His new book recounting his early years, “Hastings, A boy’s own adventure” is an entertaining set of stories which probably mirrors the life and times of many young men growing up in provincial New Zealand in the 1950’s and 60’s. It was a time of complete freedom when young men like Frizzell were learning the first of life’s lessons and enjoying life’s experiences.

In thirty chapters Frizzell recounts his adventures which provide  portraits of his family, descriptions of Hastings and sketches of his encounters with the day-to-day activities he was immersed in. Through these he  manages to provide an insight into his growing awareness and understanding of the world around him, conjuring up the experience of most young boys of his age, encountering the world of adults – aunts, uncles, family friends and  teachers.

We also get a sense of how he became Dick Frizzell the artist  with a mother who had been to art school  and taught him some artistic skills and a father who was well read and a technically accomplished engineer with his own enquiring and adventurous nature.  There are also his experiences of the landscape – Te Mata Peak and the farms of relatives where he worked or holidayed  There is also his love of  comics and movies, his interest in working environments and workmen It’s what we see in his artwork – a celebration of landscape and culture, history and everyday objects.

Frizzell says of these early years “I felt that I had the town covered: our Parkvale kingdom, Uncle George’s market gardens, Aunty Molly’s frock shop, Dad’s freezing works, my high school . . . the town was pretty much ring fenced by Frizzell’s! And I was there growing up with it. Rock ’n’ roll came along, the town became a city, Fantasyland was built, hoodlums trashed the Blossom festival, I learnt the Twist in the Labour and Trades Hall . . . everything I took within me towards adulthood came from Hastings.”

‘If I’d been asked to vote on it I would’ve said I’d landed at the centre of the universe. Standing on our corner of Sylvan Road and Victoria Street, with Te Mata Peak, the Tukituki River and the mad wilderness of Windsor Park to the back of me and the distinctly non-wilderness of Cornwall Park and the misty vista of the Ruahines in front of me, I was the master of all I could barely survey.”

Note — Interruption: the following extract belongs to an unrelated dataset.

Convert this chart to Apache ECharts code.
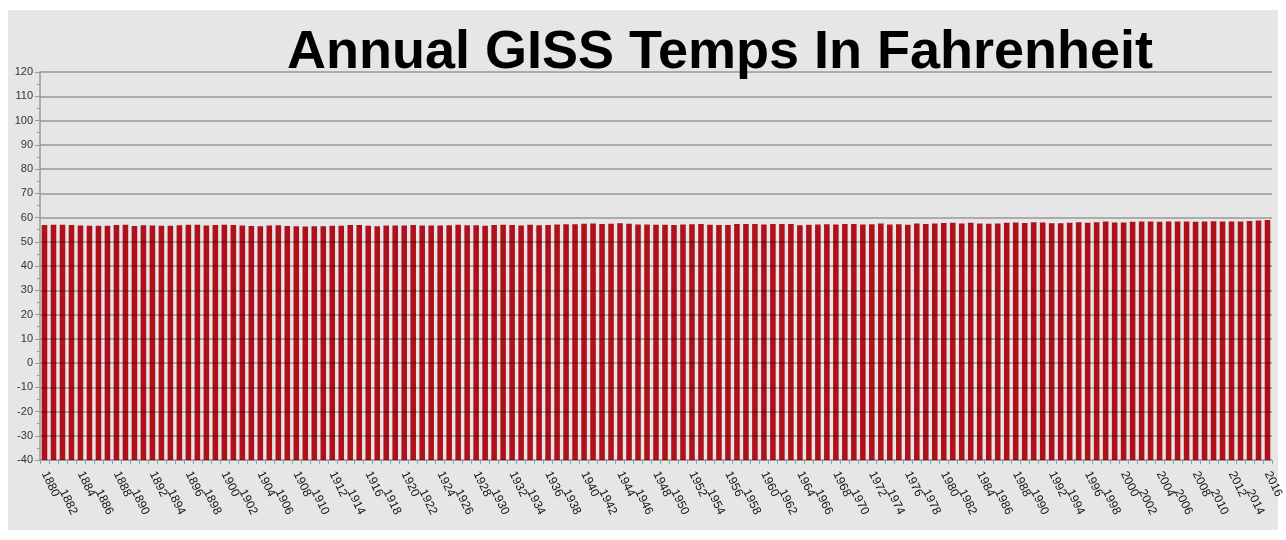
<!DOCTYPE html>
<html>
<head>
<meta charset="utf-8">
<script src="https://cdn.jsdelivr.net/npm/echarts@6/dist/echarts.min.js"></script>
<style>
  html, body { margin: 0; padding: 0; background: #fff; }
  #chart { width: 1286px; height: 540px; }
</style>
</head>
<body>
<div id="chart"></div>
<script>
// years 1880..2016
const years = [
  '1880','1881','1882','1883','1884','1885','1886','1887','1888','1889',
  '1890','1891','1892','1893','1894','1895','1896','1897','1898','1899',
  '1900','1901','1902','1903','1904','1905','1906','1907','1908','1909',
  '1910','1911','1912','1913','1914','1915','1916','1917','1918','1919',
  '1920','1921','1922','1923','1924','1925','1926','1927','1928','1929',
  '1930','1931','1932','1933','1934','1935','1936','1937','1938','1939',
  '1940','1941','1942','1943','1944','1945','1946','1947','1948','1949',
  '1950','1951','1952','1953','1954','1955','1956','1957','1958','1959',
  '1960','1961','1962','1963','1964','1965','1966','1967','1968','1969',
  '1970','1971','1972','1973','1974','1975','1976','1977','1978','1979',
  '1980','1981','1982','1983','1984','1985','1986','1987','1988','1989',
  '1990','1991','1992','1993','1994','1995','1996','1997','1998','1999',
  '2000','2001','2002','2003','2004','2005','2006','2007','2008','2009',
  '2010','2011','2012','2013','2014','2015','2016'
]

// annual mean temperature, deg F
const tempsF = [
  56.9, 57.0, 57.0, 56.9, 56.7, 56.6, 56.6, 56.6, 56.9, 57.0,
  56.5, 56.8, 56.7, 56.6, 56.6, 56.8, 57.0, 57.0, 56.7, 56.9,
  57.0, 56.9, 56.7, 56.5, 56.4, 56.7, 56.8, 56.5, 56.4, 56.3,
  56.4, 56.4, 56.6, 56.6, 56.9, 56.9, 56.6, 56.4, 56.7, 56.7,
  56.7, 56.9, 56.7, 56.7, 56.7, 56.8, 57.0, 56.8, 56.8, 56.6,
  56.9, 57.0, 56.9, 56.7, 57.0, 56.8, 56.9, 57.1, 57.2, 57.2,
  57.4, 57.5, 57.3, 57.4, 57.6, 57.4, 57.1, 57.1, 57.0, 57.0,
  56.9, 57.1, 57.2, 57.3, 57.0, 56.9, 56.9, 57.3, 57.3, 57.3,
  57.1, 57.3, 57.3, 57.3, 56.8, 57.0, 57.1, 57.2, 57.1, 57.3,
  57.3, 57.1, 57.2, 57.5, 57.1, 57.2, 57.0, 57.5, 57.3, 57.5,
  57.7, 57.8, 57.5, 57.8, 57.5, 57.4, 57.5, 57.8, 57.9, 57.7,
  58.0, 57.9, 57.6, 57.6, 57.8, 58.0, 57.8, 58.0, 58.3, 57.9,
  57.9, 58.2, 58.3, 58.3, 58.2, 58.4, 58.4, 58.4, 58.2, 58.4,
  58.5, 58.3, 58.4, 58.4, 58.6, 58.8, 59.0
]

const yMin = -40
const yMax = 120
const yStep = 10

const chart = echarts.init(document.getElementById('chart'))

// labels every 2 years, staggered in two rows like the original
const labelStyle = {
  rotate: -64,
  fontSize: 12,
  fontFamily: 'Liberation Sans',
  color: '#111',
  hideOverlap: false
}

chart.setOption({
  backgroundColor: '#ffffff',
  animation: false,
  graphic: [
    {
      type: 'rect',
      z: -10,
      shape: { x: 8, y: 10, width: 1270, height: 520 },
      style: { fill: '#e6e6e6' }
    }
  ],
  title: {
    text: 'Annual GISS Temps In Fahrenheit',
    left: 715,
    textAlign: 'center',
    top: 21,
    textStyle: {
      fontFamily: 'Liberation Sans',
      fontWeight: 'bold',
      fontSize: 54,
      color: '#000'
    }
  },
  grid: { left: 40, right: 14, top: 72, bottom: 80 },
  xAxis: [
    {
      type: 'category',
      data: years,
      axisLine: { onZero: false, lineStyle: { color: '#9a9a9a', width: 1 } },
      axisTick: { show: true, interval: 0, length: 4, lineStyle: { color: '#9a9a9a' } },
      axisLabel: Object.assign({}, labelStyle, {
        interval: (i) => i % 4 === 0,
        margin: 12
      })
    },
    {
      type: 'category',
      data: years,
      position: 'bottom',
      axisLine: { show: false, onZero: false },
      axisTick: { show: false },
      axisLabel: Object.assign({}, labelStyle, {
        interval: (i) => i % 4 === 2,
        margin: 30
      })
    }
  ],
  yAxis: {
    type: 'value',
    min: yMin,
    max: yMax,
    interval: yStep,
    axisLine: { show: true, lineStyle: { color: '#9a9a9a', width: 1.5 } },
    axisTick: { show: true, length: 5, lineStyle: { color: '#9a9a9a' } },
    minorTick: { show: true, splitNumber: 2, length: 3, lineStyle: { color: '#9a9a9a' } },
    axisLabel: {
      fontSize: 11,
      fontFamily: 'Liberation Sans',
      color: '#333',
      margin: 7
    },
    splitLine: { lineStyle: { color: 'rgba(0,0,0,0.25)', width: 2 } }
  },
  series: [
    {
      // bars rise from the bottom of the axis (-40), not from zero
      type: 'custom',
      z: -5,
      xAxisIndex: 0,
      data: tempsF.map((v, i) => [i, v]),
      encode: { x: 0, y: 1 },
      renderItem: (params, api) => {
        const top = api.coord([api.value(0), api.value(1)])
        const base = api.coord([api.value(0), yMin])
        const w = api.size([1, 0])[0] * 0.62
        return {
          type: 'rect',
          shape: { x: top[0] - w / 2, y: top[1], width: w, height: base[1] - top[1] },
          style: { fill: '#b0101c' }
        }
      }
    }
  ]
})
</script>
</body>
</html>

We learn about his jobs, the same that probably every youth got living in Hastings – spells at the Tomoana Freezing Works (where his father worked) and at the Wattie’s canning factory.

But while his portraits of his mother and father and the likes  of his aunts Molly and Nora the figure which we most appreciate is the author with his achievements, blunders, successes and failures.

While the artist may have gained the image as the suave man about town. his early encounters with the opposite sex by his own accounts were less prepossessing. He recounts his inauspicious attempt at the seduction of Bunny as well as his fleeing from the amorous advances of the older Trixie.

It’s a coming-of-age book which will resonate with many older readers with its half-remembered tales of family life, friendships  and growing awareness of one’s place in the world.